I confirmed the chain that Emacs is seeing a couple ways. In Emacs 28, the 
security prompt lets you view certificate details by hitting "d", and in that 
window I confirmed it is seeing the root cert "CN=DST Root CA X3,O=Digital 
Signature Trust Co."

I also attached the chain I got by running:
openssl s_client -showcerts -servername elpa.gnu.org -connect elpa.gnu.org:443


Thanks!

Attachment: chain.pem
Description: application/x509-ca-cert


--- End Message ---
--- Begin Message --- Subject: Re: bug#50921: GNU ELPA TLS errors: server is returning chain with expired root Date: Fri, 01 Oct 2021 08:49:35 +0300
> Date: Thu, 30 Sep 2021 20:24:28 +0000
> From: John Cummings <john@rootabega.net>
> 
> I'm not sure if we are supposed to report infrastructure problems as Emacs 
> bugs, but it should be easy to close if not.

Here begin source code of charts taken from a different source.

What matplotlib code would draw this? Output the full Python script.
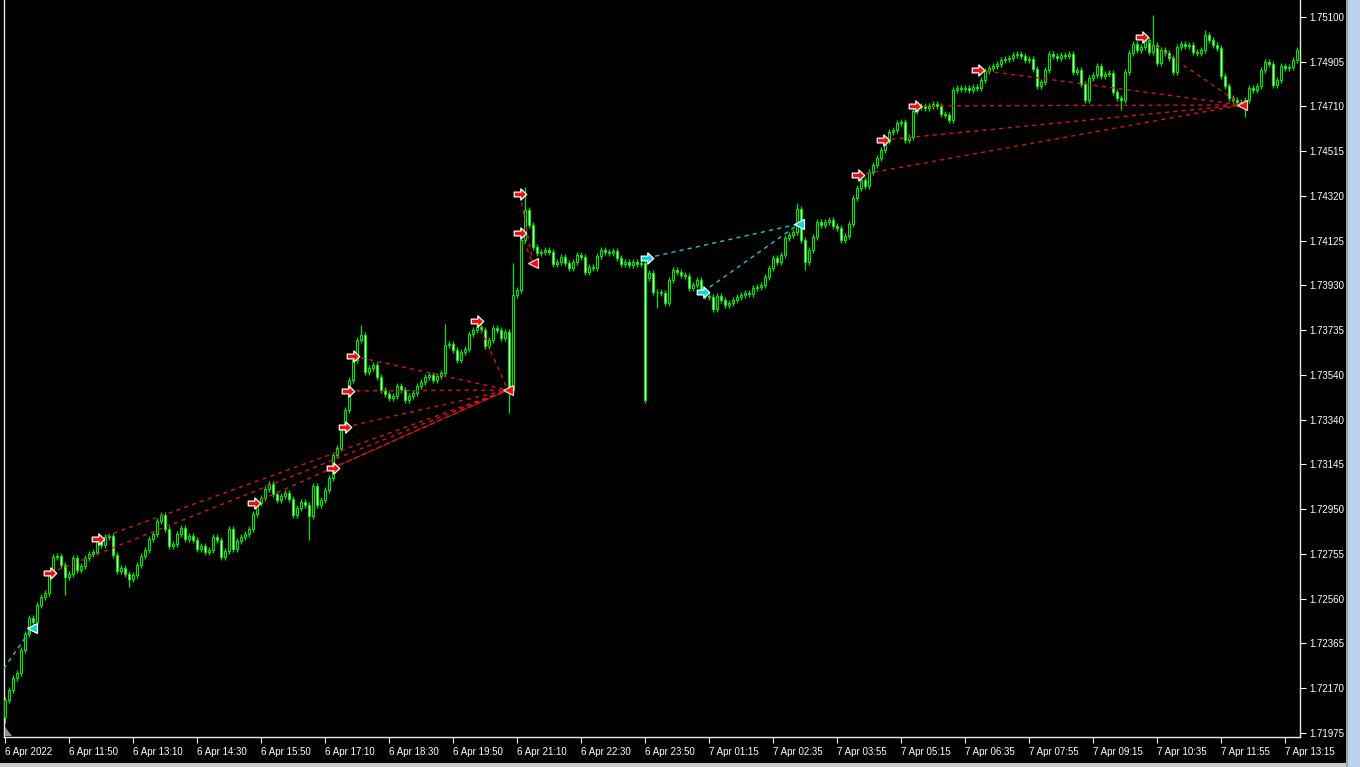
import matplotlib
matplotlib.use("Agg")
import matplotlib.pyplot as plt
from matplotlib.path import Path
from matplotlib import font_manager
import matplotlib.patches as mpatches
import numpy as np

# ---------------- data ----------------
first_open = 1.72045
closes = [
    1.72119, 1.72163, 1.72215, 1.72237, 1.72337, 1.72407, 1.72477, 1.72460, 1.72534, 1.72569,
    1.72586, 1.72673, 1.72743, 1.72748, 1.72708, 1.72656, 1.72669, 1.72739, 1.72686, 1.72704,
    1.72739, 1.72756, 1.72765, 1.72813, 1.72796, 1.72830, 1.72835, 1.72752, 1.72682, 1.72695,
    1.72669, 1.72647, 1.72665, 1.72708, 1.72748, 1.72774, 1.72822, 1.72844, 1.72900, 1.72927,
    1.72866, 1.72791, 1.72800, 1.72844, 1.72870, 1.72822, 1.72835, 1.72817, 1.72778, 1.72791,
    1.72765, 1.72774, 1.72830, 1.72817, 1.72743, 1.72769, 1.72866, 1.72778, 1.72813, 1.72830,
    1.72844, 1.72866, 1.72931, 1.72979, 1.73001, 1.73040, 1.73062, 1.73018, 1.72992, 1.73010,
    1.73023, 1.72996, 1.72927, 1.72957, 1.72983, 1.72970, 1.72922, 1.73053, 1.72970, 1.72992,
    1.73036, 1.73088, 1.73188, 1.73219, 1.73297, 1.73385, 1.73516, 1.73603, 1.73690, 1.73712,
    1.73551, 1.73568, 1.73581, 1.73529, 1.73472, 1.73455, 1.73437, 1.73446, 1.73490, 1.73472,
    1.73428, 1.73446, 1.73459, 1.73490, 1.73507, 1.73529, 1.73538, 1.73516, 1.73533, 1.73546,
    1.73668, 1.73673, 1.73647, 1.73603, 1.73638, 1.73651, 1.73717, 1.73734, 1.73747, 1.73734,
    1.73664, 1.73690, 1.73743, 1.73734, 1.73699, 1.73725, 1.73472, 1.73887, 1.73908, 1.74127,
    1.74258, 1.74192, 1.74096, 1.74070, 1.74074, 1.74083, 1.74074, 1.74022, 1.74031, 1.74053,
    1.74026, 1.74005, 1.74031, 1.74061, 1.74053, 1.73987, 1.74009, 1.74005, 1.74057, 1.74083,
    1.74074, 1.74070, 1.74079, 1.74048, 1.74022, 1.74031, 1.74018, 1.74031, 1.74022, 1.74026,
    1.73428, 1.73983, 1.73900, 1.73900, 1.73896, 1.73852, 1.73952, 1.73996, 1.73987, 1.73974,
    1.73970, 1.73917, 1.73930, 1.73952, 1.73900, 1.73882, 1.73878, 1.73826, 1.73882, 1.73865,
    1.73843, 1.73852, 1.73865, 1.73878, 1.73887, 1.73896, 1.73891, 1.73917, 1.73922, 1.73930,
    1.73965, 1.74005, 1.74048, 1.74031, 1.74061, 1.74135, 1.74149, 1.74162, 1.74262, 1.74127,
    1.74031, 1.74083, 1.74140, 1.74205, 1.74192, 1.74205, 1.74214, 1.74188, 1.74179, 1.74127,
    1.74144, 1.74197, 1.74310, 1.74354, 1.74389, 1.74362, 1.74423, 1.74454, 1.74485, 1.74520,
    1.74559, 1.74598, 1.74607, 1.74637, 1.74642, 1.74563, 1.74576, 1.74690, 1.74707, 1.74712,
    1.74703, 1.74712, 1.74720, 1.74712, 1.74677, 1.74672, 1.74650, 1.74781, 1.74790, 1.74786,
    1.74790, 1.74781, 1.74794, 1.74790, 1.74825, 1.74864, 1.74877, 1.74886, 1.74895, 1.74912,
    1.74917, 1.74921, 1.74934, 1.74939, 1.74930, 1.74912, 1.74917, 1.74873, 1.74799, 1.74816,
    1.74869, 1.74939, 1.74930, 1.74921, 1.74934, 1.74930, 1.74939, 1.74860, 1.74869, 1.74808,
    1.74738, 1.74834, 1.74847, 1.74886, 1.74843, 1.74851, 1.74856, 1.74773, 1.74747, 1.74738,
    1.74860, 1.74943, 1.74982, 1.74956, 1.74969, 1.75000, 1.74947, 1.74978, 1.74899, 1.74956,
    1.74943, 1.74921, 1.74860, 1.74969, 1.74982, 1.74974, 1.74978, 1.74947, 1.74943, 1.74956,
    1.75021, 1.75000, 1.74978, 1.74965, 1.74843, 1.74799, 1.74747, 1.74738, 1.74729, 1.74720,
    1.74738, 1.74790, 1.74781, 1.74799, 1.74869, 1.74904, 1.74895, 1.74803, 1.74825, 1.74886,
    1.74877, 1.74882, 1.74912, 1.74956,
]
open_gaps = {161: 1.73960}
high_spikes = {89: 1.73756, 110: 1.73760, 127: 1.74026, 130: 1.74358, 198: 1.74288,
               287: 1.75109, 300: 1.75043}
low_spikes = {0: 1.72020, 15: 1.72578, 31: 1.72612, 76: 1.72817, 126: 1.73372,
              163: 1.73830, 200: 1.73996, 279: 1.74694, 310: 1.74664}

time_labels = ["6 Apr 2022", "6 Apr 11:50", "6 Apr 13:10", "6 Apr 14:30", "6 Apr 15:50",
               "6 Apr 17:10", "6 Apr 18:30", "6 Apr 19:50", "6 Apr 21:10", "6 Apr 22:30",
               "6 Apr 23:50", "7 Apr 01:15", "7 Apr 02:35", "7 Apr 03:55", "7 Apr 05:15",
               "7 Apr 06:35", "7 Apr 07:55", "7 Apr 09:15", "7 Apr 10:35", "7 Apr 11:55",
               "7 Apr 13:15"]
time_label_bars = [0, 16, 32, 48, 64, 80, 96, 112, 128, 144, 160, 176, 192, 208, 224,
                   240, 256, 272, 288, 304, 320]
price_labels = ["1.71975", "1.72170", "1.72365", "1.72560", "1.72755", "1.72950", "1.73145",
                "1.73340", "1.73540", "1.73735", "1.73930", "1.74125", "1.74320", "1.74515",
                "1.74710", "1.74905", "1.75100"]

# signal groups: (source points, target point)
red_targets = [(125.75, 1.73472), (132.0, 1.74026), (309.25, 1.74716)]
red_sources = [
    [(11.25, 1.72673), (23.25, 1.72822), (62.25, 1.72979), (82.0, 1.73132),
     (85.0, 1.73310), (85.75, 1.73468), (87.0, 1.73620), (118.0, 1.73773)],
    [(128.75, 1.74327), (128.75, 1.74157)],
    [(213.25, 1.74410), (219.5, 1.74563), (227.5, 1.74712), (243.25, 1.74869),
     (284.25, 1.75013)],
]
cyan_targets = [(6.75, 1.72433), (198.5, 1.74197)]
cyan_sources = [[(-3.0, 1.72189)], [(160.5, 1.74048), (174.5, 1.73900)]]

# ---------------- figure ----------------
W, H = 1360, 767
fig = plt.figure(figsize=(W / 100, H / 100), dpi=100, facecolor="black")

names = {f.name for f in font_manager.fontManager.ttflist}
FONT = "Liberation Sans Narrow" if "Liberation Sans Narrow" in names else "Liberation Sans"
FS = 7.5 if FONT.endswith("Narrow") else 7.0

ax = fig.add_axes([4 / W, 30 / H, 1296 / W, 737 / H], facecolor="black")

n = len(closes)
idx = np.arange(n)
opens = [first_open] + closes[:-1]
opens = [open_gaps.get(i, o) for i, o in enumerate(opens)]
opens = np.array(opens)
cl = np.array(closes)
WICK = 0.00013  # display padding for ordinary wicks
hi = np.maximum(opens, cl) + WICK
lo = np.minimum(opens, cl) - WICK
for k, v in high_spikes.items():
    hi[k] = v
for k, v in low_spikes.items():
    lo[k] = v

EDGE = "#00e600"
ax.vlines(idx, lo, hi, color=EDGE, lw=0.9, zorder=2)
bull = cl >= opens
ax.bar(idx[bull], (cl - opens)[bull], bottom=opens[bull], width=0.72,
       color="black", edgecolor=EDGE, linewidth=0.8, zorder=3)
ax.bar(idx[~bull], (cl - opens)[~bull], bottom=opens[~bull], width=0.72,
       color="#d6ffd6", edgecolor=EDGE, linewidth=0.8, zorder=3)

# arrow marker path
arrow = Path([(-1, 0.38), (0.05, 0.38), (0.05, 0.9), (1, 0), (0.05, -0.9), (0.05, -0.38),
              (-1, -0.38), (-1, 0.38)],
             [Path.MOVETO] + [Path.LINETO] * 6 + [Path.CLOSEPOLY])


def draw_group(sources, target, col, face, tedge):
    for (sx, sy) in sources:
        ax.plot([sx, target[0]], [sy, target[1]], color=col, lw=1.0,
                linestyle=(0, (3, 3)), zorder=4)
    for (sx, sy) in sources:
        ax.plot(sx, sy, marker=arrow, ms=9, mfc=face, mec="white", mew=0.9, zorder=6)
    ax.plot(target[0], target[1], marker="<", ms=7, mfc=face, mec=tedge, mew=0.9, zorder=6)


for srcs, tgt in zip(red_sources, red_targets):
    draw_group(srcs, tgt, "#d41414", "#ee1010", "#ffd0d0")
for srcs, tgt in zip(cyan_sources, cyan_targets):
    draw_group(srcs, tgt, "#22c4d4", "#00d8e8", "white")

# axes limits / scales
step = 0.03125 / 716.0
ax.set_xlim(-0.25, 323.75)
ax.set_ylim(1.71975 - 4 * step, 1.75100 + 17 * step)

ax.yaxis.tick_right()
yt = [1.71975 + k * 0.03125 / 16 for k in range(17)]
ax.set_yticks(yt)
ax.set_yticklabels(price_labels)
ax.set_xticks(time_label_bars)
ax.set_xticklabels(time_labels, ha="left")
ax.tick_params(axis="both", colors="white", labelcolor="white", length=4, width=0.8,
               direction="out", labelsize=FS)
ax.tick_params(axis="y", pad=3)
ax.tick_params(axis="x", pad=3)
for lab in ax.get_xticklabels() + ax.get_yticklabels():
    lab.set_fontfamily(FONT)
for s in ["left", "bottom", "right"]:
    ax.spines[s].set_color("#e8e8e8")
    ax.spines[s].set_linewidth(1.0)
ax.spines["top"].set_visible(False)

# small shift marker (grey triangle) bottom-left
fig.patches.append(mpatches.Polygon([[5 / W, 31 / H], [12 / W, 31 / H], [5 / W, 40 / H]],
                                    closed=True, transform=fig.transFigure,
                                    facecolor="#909090", edgecolor="none"))
# window frame: bottom grey strip, right scrollbar strip
fig.patches.append(mpatches.Rectangle((0, 0), 1, 4 / H, transform=fig.transFigure,
                                      facecolor="#c8c8c8", edgecolor="none"))
fig.patches.append(mpatches.Rectangle((1346 / W, 0), 14 / W, 1, transform=fig.transFigure,
                                      facecolor="#b9d3ec", edgecolor="none"))
fig.patches.append(mpatches.Rectangle((1346 / W, 0), 1.5 / W, 1, transform=fig.transFigure,
                                      facecolor="#a0a0a0", edgecolor="none"))

fig.savefig("out.png", dpi=100, facecolor="black")
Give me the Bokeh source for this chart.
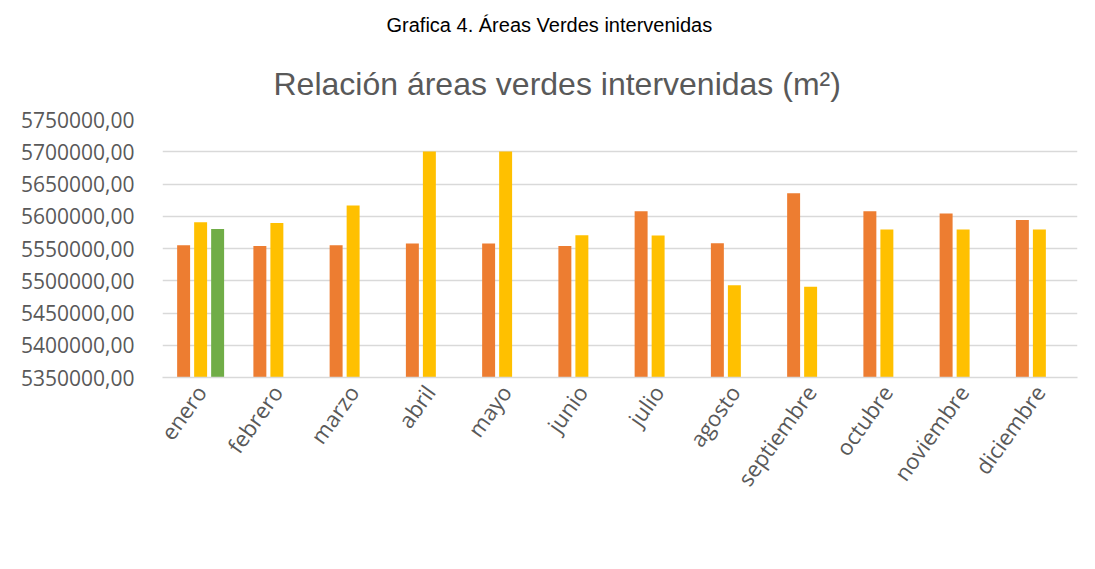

I, and at least a few others, 
> have had TLS connection problems to GNU ELPA in the last day or two, with the 
> errors:
> 
> |Issued by:          R3
> |Issued to:          CN=elpa.gnu.org
> |Hostname:           elpa.gnu.org
> |Public key:         RSA, signature: RSA-SHA256
> |Protocol:           TLS1.3, key: ECDHE-RSA, cipher: AES-256-GCM, mac: AEAD
> |Security level:     Medium
> |Valid:              From 2021-09-28 to 2021-12-27
> |
> |
> |The TLS connection to elpa.gnu.org:443 is insecure for the following
> |reasons:
> |
> |certificate has expired
> |certificate could not be verified
> 
> It appears that elpa.gnu.org is returning a certificate chain referring to a 
> root certificate that expired today. (More info: 
> https://twitter.com/letsencrypt/status/1443621997288767491) I don't know if 
> GnuTLS is supposed to be able to work around this (Firefox seems to, for 
> instance), but I think it's a safe bet this is the cause of these connection 
> errors.

It isn't our issue, it's a possible issue with gnu.org infrastructure
and "older" TLS libraries.  The issue is known to GNU sysadmins and
they are working on it.  However, what they advise is to upgrade your
TLS libraries.  Here's a quote from what they told me:

  [GNU machines] have a lets encrypt cert that is valid, it seems some
  older tls libraries dont like that is has 2 alternate intermediate
  certificates and one of them expired.

So this is not an Emacs problem, and I'm therefore closing this bug.